Puerto Rico got a lot of attention when it was hit by Hurricane Maria, but while those troubles, and the thousands of needless deaths continued, the attention paid to them by the United States, as a body, faded far too quickly.

It has also been noted – and bears repeating – that Hamilton tells a story about a chapter in American history, while making no mention whatsoever of the people indigenous to this continent, who were forced out their homes to “set the stage” for the events fictionalized in Miranda’s play. Reality is messy and complex, and it’s not possible to capture every nuance of history in a single work, but this is a glaring omission, particularly given the thought that went into the racial dynamics of how the story was told.

The problems faced by Puerto Ricans, and by Native Americans, are likely to continue for as long as neoliberalism holds sway in the United States and around the world. The path to a more just world is long, shifting, and hard to see at times, but raising awareness of perspectives and commentary like this twitter thread seems to be an important part of the process.

I can’t give a comprehensive list of places to learn about these issues, and I won’t try. There are some links to follow in this post, and you could do worse than checking out this article on neoliberalism and Puerto Rico from Solidarity.

While you’re checking things out, I highly recommend you listen to this Native America Calling episode from April of 2019 on socialism and capitalism.


And finally, I can’t afford not to make my regular plug for myself. If you want to support this blog, and my ability to keep a roof over my head and food on my plate, please consider signing up to be a patron at patreon.com/oceanoxia, at whatever rate you feel you can afford.

Comments

  1. sonofrojblake says

    I’m a white, straight, cis, employed, male in a civilised country, so take what follows with that in mind.

    This is some tall poppy cancel culture shit right here. As if it’s not already hard enough for minorities to overcome systemic racism in the US, when they do, IF they don’t in word and deed and where applicable artistic output act as perfect advocates for their minority or other minorities (in this case Native Americans), then they’re held up for opprobrium, even condemn for being “rich [and] white-passing”. Hold people to a standard, sure, but just what standard is being expected here? In a country where Donald Trump even exists, let alone gets elected President, to go after this guy seems the worst kind of left-wing divisiveness. No wonder the Right keep on winning.

  2. says

    The standard, on the issue of Native American representation, is one of historical accuracy in a production purporting to represent a period in history. If that was the only issue here, I might mention it, but not in the same tone.

    But kindly note that the bulk of the post and the criticism of Miranda is focused on his material use of power and effects on people’s lives.

    Most of this post was about the use of wealth, power, and influence to affect popular understanding of important issues, and to directly affect legislation and the use of, and access to material resources.

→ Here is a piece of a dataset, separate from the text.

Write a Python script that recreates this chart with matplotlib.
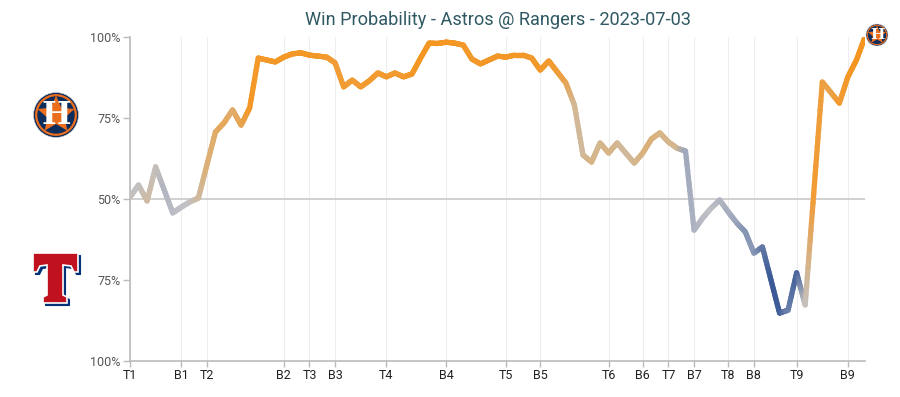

    He’s not being condemned for being “rich and white-passing”, he’s being condemned for the actions he has taken, and the ways in which he has used his identity in having a material effect on the world, and particularly on people who share that identity, but have virtually NO power in that regard.

  3. says

    I’ll also add that the right also has plenty of in-fighting and the like, so I’m not convinced that analyzing and criticizing support of particular policies is “why the Right keeps on winning”.

    They win, when they do, because they’re aligned with immensely concentrated power, which benefits from the ways in which it’s difficult to grasp everything that is done in our system, and so people often support things that do harm because they were misguided in one way or another.

    Discussing those policies and the effects they have, with the benefit of hindsight, is how we can spot those problems earlier, and fight back against them more effectively.